Rick Ross is amping up his promo and music output as the release date for his new album Black Market nears. In an interview with Time, Rozay touches on everything from pears to remixing Adele songs. Over the summer, ghostwriting became the talk of the hip-hop world after Rozay's protege Meek Mill accused Drake of having tracks from his If You're Reading This It's Too Late release written by Quentin Miller. In the interview with Time, Renzel brings up ghostwriting despite not being asked about it and says that he has a record on Black Market dedicated to the controversial topic and goes as far as saying that he is "one of the biggest [ghostwriters] in the rap game."

How did your time in the headlines shape the direction of the album?

It most definitely made it a more personal record, it made it a more—I don’t want to use the word serious, but more a topic-driven record. I had a lot of time to just sit by myself, so I had a lot more things I wanted to address. That’s what I did on this LP. I spoke on different things. One of them goes by the name of “Ghostwriter.” I finally wrote a record telling the way it feels for me to be a ghostwriter, and not only a ghostwriter, but one of the biggest in the rap game. Because of my own personal success I’ve always been able to keep that in the shadows. On this record, I just felt it was so current. It was needed.

The reporter did a good job asking a follow up question about the beef between Drake and Meek and authenticity:

Ghostwriting was a big topic this year with the feud between Drake and Meek Mill. Do you think that having someone write rhymes for you is necessarily at odds with being an authentic artist?

It depends on really the point you’re looking at. If you’re a battle rapper on the block, the emcee battle challenger, not writing your rhymes could really hurt you. When you’re an artist where maybe the focus is really the talent and the different things you bring to the game, I believe it’s more understandable. Someone who may have another vision or just ideas that are priceless versus someone who’s like, “I’m basing my entire career off the words I’m finna tell you right now over this 30-second period.” I’m not speaking to anybody in particular, but let’s say for instance if you was DMX and had a ghostwriter, it’d maybe change the [perception] versus if you was will.i.am. I think that’s more about the music, the records.

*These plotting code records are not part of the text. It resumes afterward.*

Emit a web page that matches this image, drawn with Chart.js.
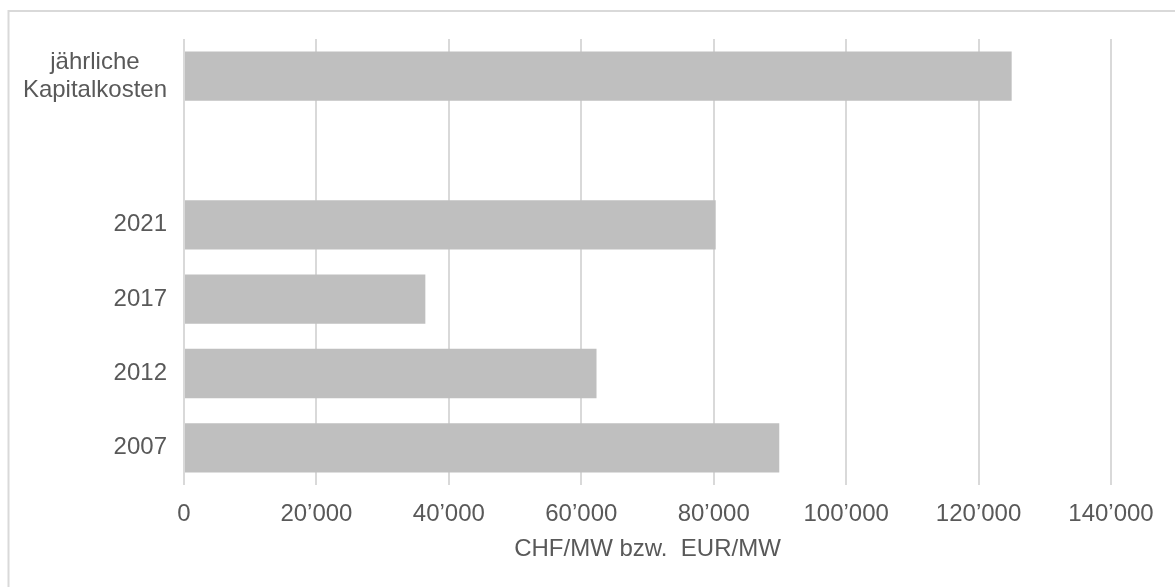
<!DOCTYPE html>
<html lang="de">
<head>
<meta charset="utf-8">
<title>Kapitalkosten CHF/MW bzw. EUR/MW</title>
<script src="https://cdn.jsdelivr.net/npm/chart.js@4/dist/chart.umd.min.js"></script>
<style>
  html, body { margin: 0; padding: 0; background: #ffffff; }
  #wrap { position: relative; width: 1175px; height: 587px; }
</style>
</head>
<body>
<div id="wrap"><canvas id="chart" width="1175" height="587"></canvas></div>
<script>
// Kategorien (von oben nach unten) und Werte in CHF/MW bzw. EUR/MW
const categories = [['jährliche', 'Kapitalkosten'], '', '2021', '2017', '2012', '2007'];
const values = [125000, null, 80300, 36450, 62300, 89900];
const tickValues = [0, 20000, 40000, 60000, 80000, 100000, 120000, 140000];
const axisTitle = 'CHF/MW bzw.  EUR/MW';

const FONT = '"Liberation Sans", Arial, Helvetica, sans-serif';
const TEXT_COLOR = '#595959';
const GRID_COLOR = '#d9d9d9';
const BAR_COLOR = '#bfbfbf';
const FONT_SIZE = 24;
const Y_LABEL_PAD = 17;

// Tausendertrennzeichen im Schweizer Format (20’000)
function formatCH(v) {
  return String(v).replace(/\B(?=(\d{3})+(?!\d))/g, '\u2019');
}

// Rahmen um das gesamte Diagramm
const framePlugin = {
  id: 'frame',
  beforeDraw(chart) {
    const ctx = chart.ctx;
    ctx.save();
    ctx.strokeStyle = GRID_COLOR;
    ctx.lineWidth = 2;
    ctx.beginPath();
    ctx.moveTo(8.5, chart.height + 5);
    ctx.lineTo(8.5, 11);
    ctx.lineTo(chart.width + 5, 11);
    ctx.stroke();
    ctx.restore();
  }
};

// Mehrzeilige Kategoriebeschriftung, zentriert gesetzt
const multiLineLabelPlugin = {
  id: 'multiLineLabel',
  afterDraw(chart) {
    const y = chart.scales.y;
    const ctx = chart.ctx;
    ctx.save();
    ctx.font = FONT_SIZE + 'px ' + FONT;
    ctx.fillStyle = TEXT_COLOR;
    ctx.textAlign = 'center';
    ctx.textBaseline = 'middle';
    categories.forEach((cat, i) => {
      if (!Array.isArray(cat)) return;
      const widest = Math.max(...cat.map(t => ctx.measureText(t).width));
      const cx = y.right - Y_LABEL_PAD - widest / 2;
      const cy = y.getPixelForValue(i);
      const lh = FONT_SIZE * 1.15;
      cat.forEach((line, j) => {
        ctx.fillText(line, cx, cy + (j - (cat.length - 1) / 2) * lh);
      });
    });
    ctx.restore();
  }
};

new Chart(document.getElementById('chart'), {
  type: 'bar',
  data: {
    labels: categories,
    datasets: [{
      data: values,
      backgroundColor: BAR_COLOR,
      borderWidth: 0,
      categoryPercentage: 1,
      barPercentage: 0.663
    }]
  },
  options: {
    indexAxis: 'y',
    responsive: false,
    animation: false,
    devicePixelRatio: 1,
    layout: { padding: { left: 0, top: 39, right: 64, bottom: 0 } },
    plugins: {
      legend: { display: false },
      tooltip: { enabled: false }
    },
    scales: {
      x: {
        min: 0,
        max: 140000,
        afterBuildTicks(scale) {
          scale.ticks = tickValues.map(v => ({ value: v }));
        },
        afterFit(scale) { scale.height = 102; },
        border: { display: false },
        grid: { color: GRID_COLOR, lineWidth: 2, drawTicks: false },
        ticks: {
          padding: 15,
          color: TEXT_COLOR,
          font: { family: FONT, size: FONT_SIZE },
          maxRotation: 0,
          autoSkip: false,
          callback: v => formatCH(v)
        },
        title: {
          display: true,
          text: axisTitle,
          color: TEXT_COLOR,
          font: { family: FONT, size: FONT_SIZE },
          padding: { top: 0, bottom: 23 }
        }
      },
      y: {
        afterFit(scale) { scale.width = 184; },
        border: { display: false },
        grid: { display: false, drawTicks: false },
        ticks: {
          padding: Y_LABEL_PAD,
          color: TEXT_COLOR,
          font: { family: FONT, size: FONT_SIZE },
          autoSkip: false,
          callback: function (v, i) {
            const c = categories[i];
            return Array.isArray(c) ? '' : c;
          }
        }
      }
    }
  },
  plugins: [framePlugin, multiLineLabelPlugin]
});
</script>
</body>
</html>
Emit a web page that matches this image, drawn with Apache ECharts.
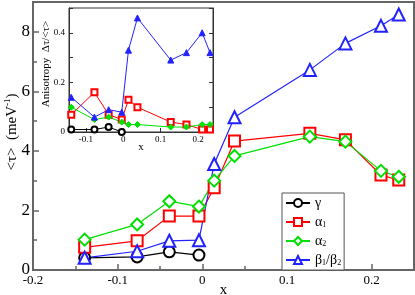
<!DOCTYPE html>
<html><head><meta charset="utf-8">
<script src="https://cdn.jsdelivr.net/npm/echarts@6/dist/echarts.min.js"></script>
<style>html,body{margin:0;padding:0;background:#fff}#c{width:415px;height:295px}</style>
</head><body><div id="c"></div>
<script>
// x values (composition)
var xAll = [-0.139, -0.077, -0.039, -0.004, 0.014, 0.038, 0.127, 0.169, 0.211, 0.232];
var xGamma = [-0.139, -0.077, -0.039, -0.004];
// main panel <tau> (meV^-1)
var tauGamma = [0.41, 0.44, 0.61, 0.50];
var tauAlpha1 = [0.76, 0.98, 1.81, 1.81, 2.76, 4.33, 4.59, 4.37, 3.19, 3.02];
var tauAlpha2 = [1.02, 1.53, 2.31, 2.13, 3.00, 3.83, 4.48, 4.31, 3.33, 3.13];
var tauBeta = [0.41, 0.63, 0.98, 1.00, 3.56, 5.13, 6.72, 7.61, 8.20, 8.58];
// inset anisotropy
var anGamma = [0.01, 0.01, 0.02, 0.0];
var anAlpha1 = [0.07, 0.16, 0.07, 0.05, 0.13, 0.10, 0.04, 0.03, 0.01, 0.01];
var anAlpha2 = [0.10, 0.05, 0.06, 0.04, 0.03, 0.03, 0.02, 0.02, 0.03, 0.03];
var anBeta = [0.14, 0.06, 0.09, 0.08, 0.33, 0.46, 0.29, 0.32, 0.40, 0.32];
var insetXTicks = [-0.1, 0, 0.1, 0.2];
var insetYLabels = [0, 0.2, 0.4];
var names = ['γ', 'α1', 'α2', 'β1/β2'];

function pairs(xs, ys) { return xs.map(function (x, i) { return [x, ys[i]]; }); }
function fmt(v) { var r = Math.round(v * 100) / 100; return String(r); }

var serif = 'Liberation Serif';
var colors = ['#000000', '#ff0000', '#00e000', '#2222ff'];
var mainSym = ['emptyCircle', 'emptyRect', 'emptyDiamond', 'emptyTriangle'];
var mainSize = [11, 11, 12, 12];
var mainData = [pairs(xGamma, tauGamma), pairs(xAll, tauAlpha1), pairs(xAll, tauAlpha2), pairs(xAll, tauBeta)];
var insSym = ['emptyCircle', 'emptyRect', 'diamond', 'triangle'];
var insData = [pairs(xGamma, anGamma), pairs(xAll, anAlpha1), pairs(xAll, anAlpha2), pairs(xAll, anBeta)];

var series = [];
for (var i = 0; i < 4; i++) {
  series.push({
    name: names[i], type: 'line', xAxisIndex: 0, yAxisIndex: 0, data: mainData[i],
    symbol: mainSym[i], symbolSize: mainSize[i], z: 3,
    lineStyle: { color: colors[i], width: 1.2 },
    itemStyle: { color: colors[i], borderColor: colors[i], borderWidth: 1.2 },
    animation: false
  });
}
for (var j = 0; j < 4; j++) {
  series.push({
    name: 'inset' + j, type: 'line', xAxisIndex: 1, yAxisIndex: 1, data: insData[j],
    symbol: insSym[j], symbolSize: 6, z: 5,
    lineStyle: { color: colors[j], width: 1 },
    itemStyle: { color: colors[j], borderColor: colors[j], borderWidth: 1 },
    animation: false
  });
}

var rich = {
  n: { fontFamily: serif, fontSize: 14, color: '#000' },
  s: { fontFamily: serif, fontSize: 8, color: '#000', verticalAlign: 'bottom', padding: [6, 0, 0, 0] }
};

var chart = echarts.init(document.getElementById('c'), null, { renderer: 'canvas' });
chart.setOption({
  backgroundColor: '#fff',
  animation: false,
  grid: [
    { left: 33, top: 2, width: 381, height: 268, outerBoundsMode: 'none', containLabel: false, show: true, borderColor: '#666', borderWidth: 2, backgroundColor: 'transparent' },
    { left: 69, top: 8, width: 144, height: 124, outerBoundsMode: 'none', containLabel: false, show: true, borderColor: '#333', borderWidth: 1, backgroundColor: 'transparent' }
  ],
  graphic: [
    {
      id: 'ytitle', type: 'text', x: 12, y: 132, rotation: Math.PI / 2, z: 20,
      style: {
        text: '<τ>  (meV{sup|-1})', fill: '#000', fontFamily: serif, fontSize: 15,
        align: 'center', verticalAlign: 'middle',
        rich: { sup: { fontFamily: serif, fontSize: 9, fill: '#000', verticalAlign: 'top', padding: [0, 0, 8, 0] } }
      }
    },
    {
      id: 'insetytitle', type: 'text', x: 46, y: 64, rotation: Math.PI / 2, z: 20,
      style: {
        text: 'Anisotropy  Δτ/<τ>', fill: '#000', fontFamily: serif, fontSize: 11,
        align: 'center', verticalAlign: 'middle'
      }
    }
  ],
  legend: {
    data: names, orient: 'vertical', left: 282, top: 193,
    itemWidth: 24, itemHeight: 10, itemGap: 5, padding: [3, 3, 3, 3],
    borderColor: '#555', borderWidth: 1, backgroundColor: '#fff',
    z: 10,
    formatter: function (n) {
      if (n === 'α1') return '{n|α}{s|1}';
      if (n === 'α2') return '{n|α}{s|2}';
      if (n === 'β1/β2') return '{n|β}{s|1}{n|/β}{s|2}';
      return '{n|γ}';
    },
    textStyle: { rich: rich, fontFamily: serif, fontSize: 14 }
  },
  xAxis: [
    {
      type: 'value', gridIndex: 0, min: -0.2, max: 0.25, interval: 0.1,
      name: 'x', nameLocation: 'middle', nameGap: 13, nameMoveOverlap: false,
      nameTextStyle: { fontFamily: serif, fontSize: 15, color: '#000' },
      axisLine: { show: true, onZero: false, lineStyle: { color: '#666', width: 2 } },
      axisTick: { show: true, inside: true, length: 6, lineStyle: { color: '#666', width: 1.5 } },
      minorTick: { show: true, splitNumber: 2, length: 4, lineStyle: { color: '#666', width: 1.5 } },
      splitLine: { show: false },
      axisLabel: { fontFamily: serif, fontSize: 13, color: '#000', margin: 4, showMaxLabel: false, formatter: fmt }
    },
    {
      type: 'value', gridIndex: 1, min: -0.145, max: 0.24,
      name: 'x', nameLocation: 'middle', nameGap: 10, nameMoveOverlap: false,
      nameTextStyle: { fontFamily: serif, fontSize: 11, color: '#000' },
      axisLine: { show: true, onZero: false, lineStyle: { color: '#333', width: 1 } },
      axisTick: { show: true, inside: true, length: 4, lineStyle: { color: '#333' }, customValues: insetXTicks },
      minorTick: { show: false },
      splitLine: { show: false },
      axisLabel: { fontFamily: serif, fontSize: 9, color: '#000', margin: 3, customValues: insetXTicks, formatter: fmt }
    }
  ],
  yAxis: [
    {
      type: 'value', gridIndex: 0, min: 0, max: 9, interval: 2,
      axisLine: { show: true, onZero: false, lineStyle: { color: '#666', width: 2 } },
      axisTick: { show: true, inside: true, length: 6, lineStyle: { color: '#666', width: 1.5 } },
      minorTick: { show: true, splitNumber: 2, length: 4, lineStyle: { color: '#666', width: 1.5 } },
      splitLine: { show: false },
      axisLabel: { fontFamily: serif, fontSize: 17, color: '#000', margin: 3, showMaxLabel: false, hideOverlap: false }
    },
    {
      type: 'value', gridIndex: 1, min: 0, max: 0.5, interval: 0.1,
      axisLine: { show: true, onZero: false, lineStyle: { color: '#333', width: 1 } },
      axisTick: { show: true, inside: true, length: 4, lineStyle: { color: '#333' } },
      minorTick: { show: false },
      splitLine: { show: false },
      axisLabel: { show: false }
    },
    {
      type: 'value', gridIndex: 1, min: 0, max: 0.5, interval: 0.1, position: 'right',
      axisLine: { show: true, onZero: false, lineStyle: { color: '#333', width: 1 } },
      axisTick: { show: true, inside: true, length: 4, lineStyle: { color: '#333' } },
      minorTick: { show: false },
      splitLine: { show: false },
      axisLabel: { show: false }
    }
  ],
  series: series
});

// inset y tick labels, positioned through the inset axis scale
var insetLeft = chart.convertToPixel({ xAxisIndex: 1 }, -0.145);
var extra = insetYLabels.map(function (v, k) {
  var py = chart.convertToPixel({ yAxisIndex: 1 }, v);
  return {
    id: 'iyl' + k, type: 'text', x: insetLeft - 4, y: py, z: 20,
    style: { text: fmt(v), fill: '#000', fontFamily: serif, fontSize: 9, align: 'right', verticalAlign: 'middle' }
  };
});
chart.setOption({ graphic: extra });
</script>
</body></html>
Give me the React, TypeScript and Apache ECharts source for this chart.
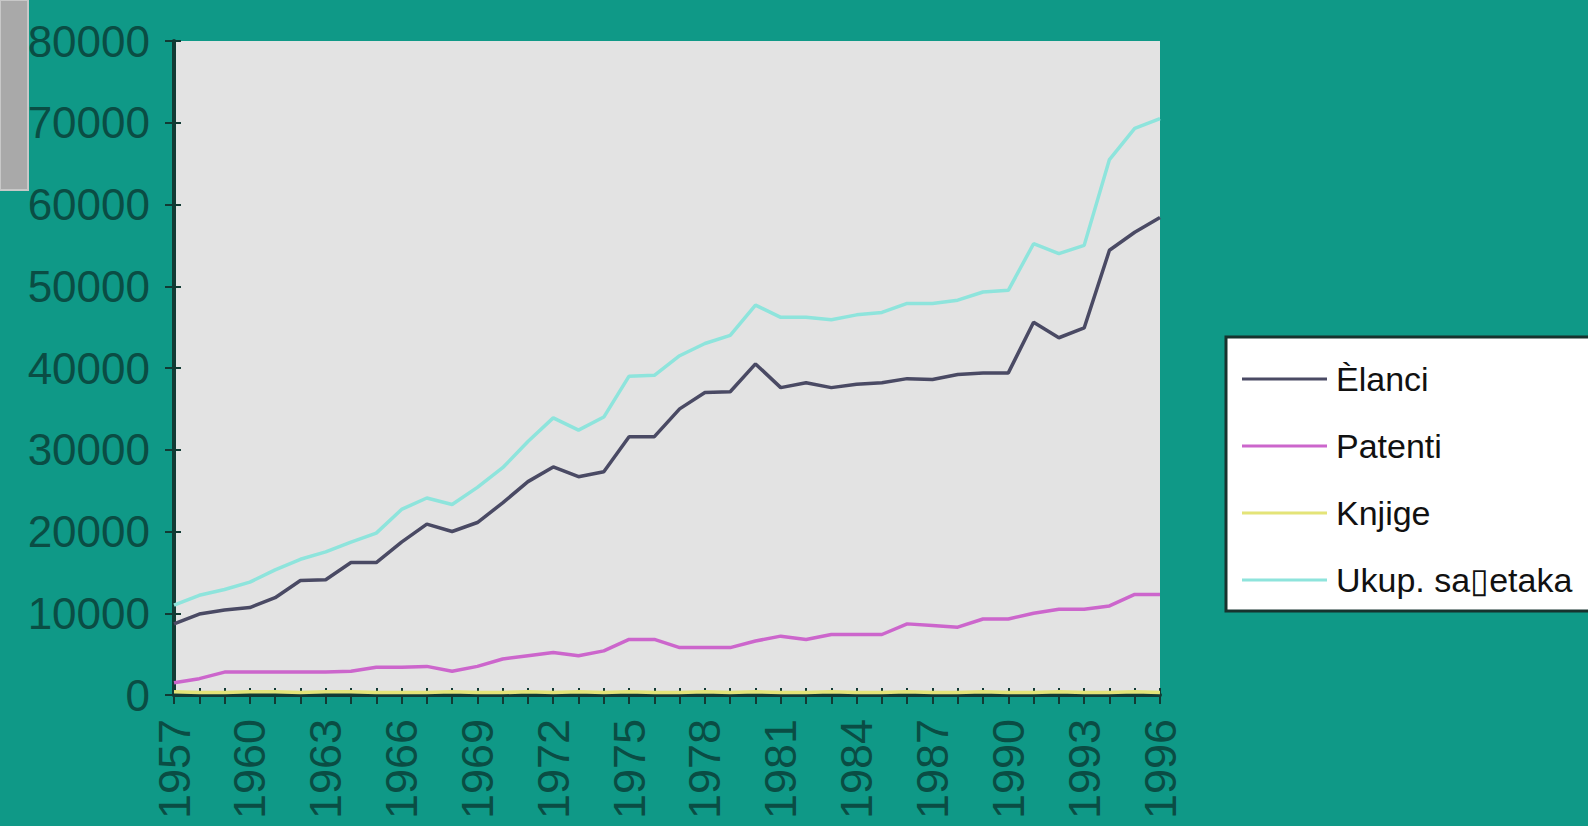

Before Ross became the Boss, he spent a good amount of time hanging out in various South Florida studios and was signed to Suave House Records first and then Slip-N-Slide Records years before his 2006 debut Port of Miami dropped. Rumor has it that Ross penned songs for the likes of Trina and Trick Daddy--both of whom were hitmakers for Slip-N-Slide in the label's early aughts. In more recent years, there have been plenty of Diddy verses that stylistically sound like they were conceptualized by Ross.